- INFORMATION SUPPLIED
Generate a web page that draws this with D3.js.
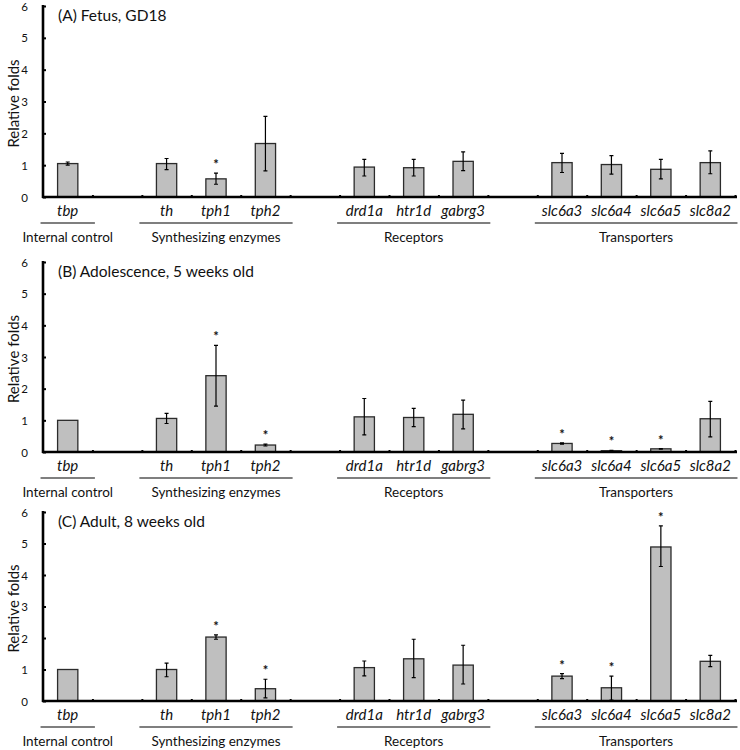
<!DOCTYPE html>
<html lang="en">
<head>
<meta charset="utf-8">
<script src="https://d3js.org/d3.v7.min.js"></script>
<style>
  body { margin: 0; background: #fff; }
  text { font-family: Lato, "Open Sans", sans-serif; fill: #111; }
  .gene { font-style: italic; font-size: 15px; }
  .grp { font-size: 13.5px; }
  .ttl { font-size: 15.5px; }
  .ylab { font-size: 15px; }
  .tick text { font-size: 11.5px; }
</style>
</head>
<body>
<svg id="chart" width="740" height="750"></svg>
<script>
// slots along the x axis, blanks are empty spacers between gene groups
const slots = ["tbp", "_1", "th", "tph1", "tph2", "_2", "drd1a", "htr1d", "gabrg3", "_3",
               "slc6a3", "slc6a4", "slc6a5", "slc8a2"];
const genes = ["tbp", "th", "tph1", "tph2", "drd1a", "htr1d", "gabrg3",
               "slc6a3", "slc6a4", "slc6a5", "slc8a2"];

const groupNames = ["Internal control", "Synthesizing enzymes", "Receptors", "Transporters"];
const groupFirst = ["tbp", "th", "drd1a", "slc6a3"];
const groupLast  = ["tbp", "tph2", "gabrg3", "slc8a2"];

const panelTitles = ["(A) Fetus, GD18", "(B) Adolescence, 5 weeks old", "(C) Adult, 8 weeks old"];
const yTicks = [0, 1, 2, 3, 4, 5, 6];

// mean, error low, error high (null = no error bar)
const meanA = [1.05, 1.05, 0.57, 1.68, 0.94, 0.92, 1.12, 1.08, 1.02, 0.87, 1.08];
const lowA  = [1.00, 0.86, 0.40, 0.82, 0.66, 0.66, 0.83, 0.77, 0.72, 0.57, 0.73];
const highA = [1.10, 1.21, 0.75, 2.53, 1.18, 1.18, 1.42, 1.37, 1.30, 1.18, 1.45];
const starA = [0, 0, 1, 0, 0, 0, 0, 0, 0, 0, 0];

const meanB = [1.00, 1.06, 2.41, 0.22, 1.11, 1.09, 1.19, 0.27, 0.04, 0.10, 1.05];
const lowB  = [null, 0.90, 1.45, 0.19, 0.54, 0.80, 0.73, 0.25, 0.03, 0.09, 0.48];
const highB = [null, 1.22, 3.37, 0.25, 1.69, 1.38, 1.64, 0.29, 0.05, 0.11, 1.60];
const starB = [0, 0, 1, 1, 0, 0, 0, 1, 1, 1, 0];

const meanC = [1.00, 1.00, 2.03, 0.39, 1.06, 1.34, 1.14, 0.79, 0.42, 4.89, 1.26];
const lowC  = [null, 0.77, 1.96, 0.10, 0.80, 0.74, 0.54, 0.71, 0.03, 4.27, 1.09];
const highC = [null, 1.20, 2.10, 0.69, 1.27, 1.96, 1.77, 0.87, 0.79, 5.56, 1.45];
const starC = [0, 0, 1, 1, 0, 0, 0, 1, 1, 1, 0];

const panels = [
  { title: panelTitles[0], mean: meanA, low: lowA, high: highA, star: starA, top: 6, bottom: 197 },
  { title: panelTitles[1], mean: meanB, low: lowB, high: highB, star: starB, top: 262, bottom: 452 },
  { title: panelTitles[2], mean: meanC, low: lowC, high: highC, star: starC, top: 512, bottom: 701 }
];

const svg = d3.select("#chart");
const x = d3.scaleBand().domain(slots).range([43, 735]).padding(0);
const bw = x.bandwidth();
const barW = bw * 0.41;
const cx = g => x(g) + bw / 2;

panels.forEach(function (p) {
  const y = d3.scaleLinear().domain([0, 6]).range([p.bottom, p.top]);
  const g = svg.append("g");

  // bars
  g.selectAll("rect.bar")
    .data(genes)
    .join("rect")
    .attr("class", "bar")
    .attr("x", d => cx(d) - barW / 2)
    .attr("width", barW)
    .attr("y", (d, i) => y(p.mean[i]))
    .attr("height", (d, i) => y(0) - y(p.mean[i]))
    .style("fill", "#bfbfbf")
    .style("stroke", "#2b2b2b")
    .style("stroke-width", 1.3);

  // error bars
  const eb = genes.map((d, i) => ({ gene: d, lo: p.low[i], hi: p.high[i] })).filter(e => e.lo !== null);
  g.selectAll("path.err")
    .data(eb)
    .join("path")
    .attr("class", "err")
    .attr("d", function (e) {
      const c = cx(e.gene), y1 = y(e.hi), y2 = y(e.lo);
      return "M" + (c - 2) + "," + y1 + "H" + (c + 2) +
             "M" + c + "," + y1 + "V" + y2 +
             "M" + (c - 2) + "," + y2 + "H" + (c + 2);
    })
    .style("stroke", "#000")
    .style("stroke-width", 1.2)
    .style("fill", "none");

  // significance stars
  g.selectAll("text.star")
    .data(genes.map((d, i) => ({ gene: d, hi: p.high[i] === null ? p.mean[i] : p.high[i], s: p.star[i] })).filter(e => e.s))
    .join("text")
    .attr("class", "star")
    .attr("x", e => cx(e.gene))
    .attr("y", e => y(e.hi) - 4)
    .attr("text-anchor", "middle")
    .style("font-size", "13px")
    .style("font-weight", "bold")
    .text("*");

  // y axis
  const yAxis = g.append("g")
    .attr("transform", "translate(43,0)")
    .call(d3.axisRight(y).tickValues(yTicks).tickSize(3).tickFormat(d3.format("d")));
  yAxis.select(".domain").remove();
  yAxis.selectAll(".tick line").style("stroke", "#000").style("stroke-width", 2);
  yAxis.selectAll(".tick text").attr("x", -15).attr("text-anchor", "end").attr("dy", "0.35em")
    .style("font-family", "Lato, sans-serif");
  g.append("line")
    .attr("x1", 43).attr("x2", 43)
    .attr("y1", y(6) - 1).attr("y2", y(0) + 1)
    .style("stroke", "#000").style("stroke-width", 2.6);

  // x axis with small boundary ticks
  const xAxis = g.append("g")
    .attr("transform", "translate(0," + y(0) + ")")
    .call(d3.axisTop(d3.scaleLinear().domain([0, slots.length]).range([43, 735]))
      .tickValues(d3.range(1, slots.length + 1)).tickSize(2).tickFormat(""));
  xAxis.select(".domain").remove();
  xAxis.selectAll(".tick line").style("stroke", "#000").style("stroke-width", 2);
  g.append("line")
    .attr("x1", 42).attr("x2", 737)
    .attr("y1", y(0)).attr("y2", y(0))
    .style("stroke", "#000").style("stroke-width", 2.4);

  // gene labels
  g.selectAll("text.gene")
    .data(genes)
    .join("text")
    .attr("class", "gene")
    .attr("x", d => cx(d))
    .attr("y", y(0) + 19)
    .attr("text-anchor", "middle")
    .text(d => d);

  // group underlines and names
  groupNames.forEach(function (name, i) {
    const x1 = cx(groupFirst[i]) - bw * 0.55;
    const x2 = cx(groupLast[i]) + bw * 0.55;
    g.append("line")
      .attr("x1", x1).attr("x2", x2)
      .attr("y1", y(0) + 26).attr("y2", y(0) + 26)
      .style("stroke", "#000").style("stroke-width", 1.2);
    g.append("text")
      .attr("class", "grp")
      .attr("x", (cx(groupFirst[i]) + cx(groupLast[i])) / 2)
      .attr("y", y(0) + 45)
      .attr("text-anchor", "middle")
      .text(name);
  });

  // title
  g.append("text")
    .attr("class", "ttl")
    .attr("x", 58)
    .attr("y", p.top + 15)
    .text(p.title);

  // y label
  g.append("text")
    .attr("class", "ylab")
    .attr("transform", "translate(19," + ((p.top + p.bottom) / 2 + 2) + ") rotate(-90)")
    .attr("text-anchor", "middle")
    .text("Relative folds");
});
</script>
</body>
</html>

- DIRECTIVE
Repeat the listing above exactly, with no pictures.

- RESPONSE TO THIS TASK
Generate a web page that draws this with D3.js.
<!DOCTYPE html>
<html lang="en">
<head>
<meta charset="utf-8">
<script src="https://d3js.org/d3.v7.min.js"></script>
<style>
  body { margin: 0; background: #fff; }
  text { font-family: Lato, "Open Sans", sans-serif; fill: #111; }
  .gene { font-style: italic; font-size: 15px; }
  .grp { font-size: 13.5px; }
  .ttl { font-size: 15.5px; }
  .ylab { font-size: 15px; }
  .tick text { font-size: 11.5px; }
</style>
</head>
<body>
<svg id="chart" width="740" height="750"></svg>
<script>
// slots along the x axis, blanks are empty spacers between gene groups
const slots = ["tbp", "_1", "th", "tph1", "tph2", "_2", "drd1a", "htr1d", "gabrg3", "_3",
               "slc6a3", "slc6a4", "slc6a5", "slc8a2"];
const genes = ["tbp", "th", "tph1", "tph2", "drd1a", "htr1d", "gabrg3",
               "slc6a3", "slc6a4", "slc6a5", "slc8a2"];

const groupNames = ["Internal control", "Synthesizing enzymes", "Receptors", "Transporters"];
const groupFirst = ["tbp", "th", "drd1a", "slc6a3"];
const groupLast  = ["tbp", "tph2", "gabrg3", "slc8a2"];

const panelTitles = ["(A) Fetus, GD18", "(B) Adolescence, 5 weeks old", "(C) Adult, 8 weeks old"];
const yTicks = [0, 1, 2, 3, 4, 5, 6];

// mean, error low, error high (null = no error bar)
const meanA = [1.05, 1.05, 0.57, 1.68, 0.94, 0.92, 1.12, 1.08, 1.02, 0.87, 1.08];
const lowA  = [1.00, 0.86, 0.40, 0.82, 0.66, 0.66, 0.83, 0.77, 0.72, 0.57, 0.73];
const highA = [1.10, 1.21, 0.75, 2.53, 1.18, 1.18, 1.42, 1.37, 1.30, 1.18, 1.45];
const starA = [0, 0, 1, 0, 0, 0, 0, 0, 0, 0, 0];

const meanB = [1.00, 1.06, 2.41, 0.22, 1.11, 1.09, 1.19, 0.27, 0.04, 0.10, 1.05];
const lowB  = [null, 0.90, 1.45, 0.19, 0.54, 0.80, 0.73, 0.25, 0.03, 0.09, 0.48];
const highB = [null, 1.22, 3.37, 0.25, 1.69, 1.38, 1.64, 0.29, 0.05, 0.11, 1.60];
const starB = [0, 0, 1, 1, 0, 0, 0, 1, 1, 1, 0];

const meanC = [1.00, 1.00, 2.03, 0.39, 1.06, 1.34, 1.14, 0.79, 0.42, 4.89, 1.26];
const lowC  = [null, 0.77, 1.96, 0.10, 0.80, 0.74, 0.54, 0.71, 0.03, 4.27, 1.09];
const highC = [null, 1.20, 2.10, 0.69, 1.27, 1.96, 1.77, 0.87, 0.79, 5.56, 1.45];
const starC = [0, 0, 1, 1, 0, 0, 0, 1, 1, 1, 0];

const panels = [
  { title: panelTitles[0], mean: meanA, low: lowA, high: highA, star: starA, top: 6, bottom: 197 },
  { title: panelTitles[1], mean: meanB, low: lowB, high: highB, star: starB, top: 262, bottom: 452 },
  { title: panelTitles[2], mean: meanC, low: lowC, high: highC, star: starC, top: 512, bottom: 701 }
];

const svg = d3.select("#chart");
const x = d3.scaleBand().domain(slots).range([43, 735]).padding(0);
const bw = x.bandwidth();
const barW = bw * 0.41;
const cx = g => x(g) + bw / 2;

panels.forEach(function (p) {
  const y = d3.scaleLinear().domain([0, 6]).range([p.bottom, p.top]);
  const g = svg.append("g");

  // bars
  g.selectAll("rect.bar")
    .data(genes)
    .join("rect")
    .attr("class", "bar")
    .attr("x", d => cx(d) - barW / 2)
    .attr("width", barW)
    .attr("y", (d, i) => y(p.mean[i]))
    .attr("height", (d, i) => y(0) - y(p.mean[i]))
    .style("fill", "#bfbfbf")
    .style("stroke", "#2b2b2b")
    .style("stroke-width", 1.3);

  // error bars
  const eb = genes.map((d, i) => ({ gene: d, lo: p.low[i], hi: p.high[i] })).filter(e => e.lo !== null);
  g.selectAll("path.err")
    .data(eb)
    .join("path")
    .attr("class", "err")
    .attr("d", function (e) {
      const c = cx(e.gene), y1 = y(e.hi), y2 = y(e.lo);
      return "M" + (c - 2) + "," + y1 + "H" + (c + 2) +
             "M" + c + "," + y1 + "V" + y2 +
             "M" + (c - 2) + "," + y2 + "H" + (c + 2);
    })
    .style("stroke", "#000")
    .style("stroke-width", 1.2)
    .style("fill", "none");

  // significance stars
  g.selectAll("text.star")
    .data(genes.map((d, i) => ({ gene: d, hi: p.high[i] === null ? p.mean[i] : p.high[i], s: p.star[i] })).filter(e => e.s))
    .join("text")
    .attr("class", "star")
    .attr("x", e => cx(e.gene))
    .attr("y", e => y(e.hi) - 4)
    .attr("text-anchor", "middle")
    .style("font-size", "13px")
    .style("font-weight", "bold")
    .text("*");

  // y axis
  const yAxis = g.append("g")
    .attr("transform", "translate(43,0)")
    .call(d3.axisRight(y).tickValues(yTicks).tickSize(3).tickFormat(d3.format("d")));
  yAxis.select(".domain").remove();
  yAxis.selectAll(".tick line").style("stroke", "#000").style("stroke-width", 2);
  yAxis.selectAll(".tick text").attr("x", -15).attr("text-anchor", "end").attr("dy", "0.35em")
    .style("font-family", "Lato, sans-serif");
  g.append("line")
    .attr("x1", 43).attr("x2", 43)
    .attr("y1", y(6) - 1).attr("y2", y(0) + 1)
    .style("stroke", "#000").style("stroke-width", 2.6);

  // x axis with small boundary ticks
  const xAxis = g.append("g")
    .attr("transform", "translate(0," + y(0) + ")")
    .call(d3.axisTop(d3.scaleLinear().domain([0, slots.length]).range([43, 735]))
      .tickValues(d3.range(1, slots.length + 1)).tickSize(2).tickFormat(""));
  xAxis.select(".domain").remove();
  xAxis.selectAll(".tick line").style("stroke", "#000").style("stroke-width", 2);
  g.append("line")
    .attr("x1", 42).attr("x2", 737)
    .attr("y1", y(0)).attr("y2", y(0))
    .style("stroke", "#000").style("stroke-width", 2.4);

  // gene labels
  g.selectAll("text.gene")
    .data(genes)
    .join("text")
    .attr("class", "gene")
    .attr("x", d => cx(d))
    .attr("y", y(0) + 19)
    .attr("text-anchor", "middle")
    .text(d => d);

  // group underlines and names
  groupNames.forEach(function (name, i) {
    const x1 = cx(groupFirst[i]) - bw * 0.55;
    const x2 = cx(groupLast[i]) + bw * 0.55;
    g.append("line")
      .attr("x1", x1).attr("x2", x2)
      .attr("y1", y(0) + 26).attr("y2", y(0) + 26)
      .style("stroke", "#000").style("stroke-width", 1.2);
    g.append("text")
      .attr("class", "grp")
      .attr("x", (cx(groupFirst[i]) + cx(groupLast[i])) / 2)
      .attr("y", y(0) + 45)
      .attr("text-anchor", "middle")
      .text(name);
  });

  // title
  g.append("text")
    .attr("class", "ttl")
    .attr("x", 58)
    .attr("y", p.top + 15)
    .text(p.title);

  // y label
  g.append("text")
    .attr("class", "ylab")
    .attr("transform", "translate(19," + ((p.top + p.bottom) / 2 + 2) + ") rotate(-90)")
    .attr("text-anchor", "middle")
    .text("Relative folds");
});
</script>
</body>
</html>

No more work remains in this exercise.